June 25, 2015 — Despite universal media condemnation and being the butt of almost every joke on the late night TV circuit after officially launching his presidential campaign last week, international businessman Donald Trump has already moved into second place according to a new poll of New Hampshire Republican voters.
The Suffolk University Political Research Center (June 18-22; 500 highly to moderately likely New Hampshire Republican primary voters) finds Trump jumping from the low single-digits to moving ahead of every opponent but one, and trails former Florida Gov. Jeb Bush by just three points.
Obviously, some members of the New Hampshire electorate do find Trump’s brash and blunt style attractive. He has been making appearances throughout the state, and is clearly having at least a modicum of success.

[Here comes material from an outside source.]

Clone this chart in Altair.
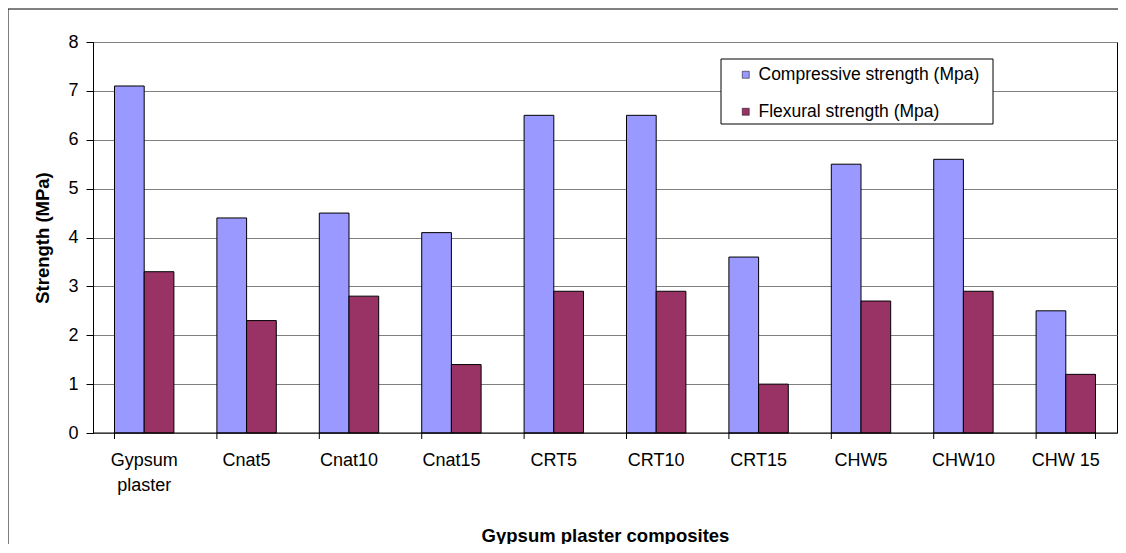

The fact that he could make such a quick move also reveals extreme fluidity within the massive field of Republican candidates. It is important to remember that, among the unwieldy group of almost 20 contenders, no candidate even touches 15 percent. Additionally, even individuals receiving one and zero votes are still within 15 points of topping the field.
The actual results post Bush at only 14 percent, with Trump next at 11 percent and Wisconsin Gov. Scott Walker, in maybe his worst performance of the election cycle, dropping to only eight percent. Sen. Marco Rubio (R-FL) is next with seven percent, and Dr. Ben Carson registers six percent. The remaining 14 candidates post five percent or less.
This survey is interesting for other reasons in addition to the Trump performance. It is the first poll that tested 19 candidates, and included former Virginia Gov. Jim Gilmore and ex-Maryland Gov. Bob Ehrlich. The two have not been previously mentioned on a public survey questionnaire. Furthermore, former IRS Commissioner Mark Everson, who is an announced candidate but will unlikely qualify for the ballot in most states, was also part of this Suffolk University poll. Gilmore, who has made no formal announcement but makes regular campaign-style trips to New Hampshire, is likely to run; Ehrlich is not.
Though these three were included, the aggregate number of individuals saying they would vote for any one of the trio was exactly one person. On the “second choice” question, Gilmore, Ehrlich, and Everson did slightly better.
The Suffolk poll also queried the polling sample about whether or not each individual candidate should be invited to participate in televised debates, a controversy in New Hampshire since the Manchester Union Leader newspaper has been attacking Fox News for trying to limit participation and even threatening to hold a competing debate on the same day as the first forum (Aug. 15). The Union Leader’s purpose for promoting such action is to highlight that some candidates are barred from speaking.
Here, 16 of the 19 scored in the “include” category, with only Ehrlich (31 percent), Everson (30 percent), and Gilmore (28 percent) failing to reach a majority of positive responses.
It is unlikely that Trump will maintain a presence near the top of the polling charts, but this poll underscores that the small, early states are highly unpredictable and can produce surprising results. Should the present pattern continue through the beginning of next year, this tightly bunched group of candidates will undoubtedly lead to a tight finish with no candidate coming close to securing a majority of the nominating delegate votes.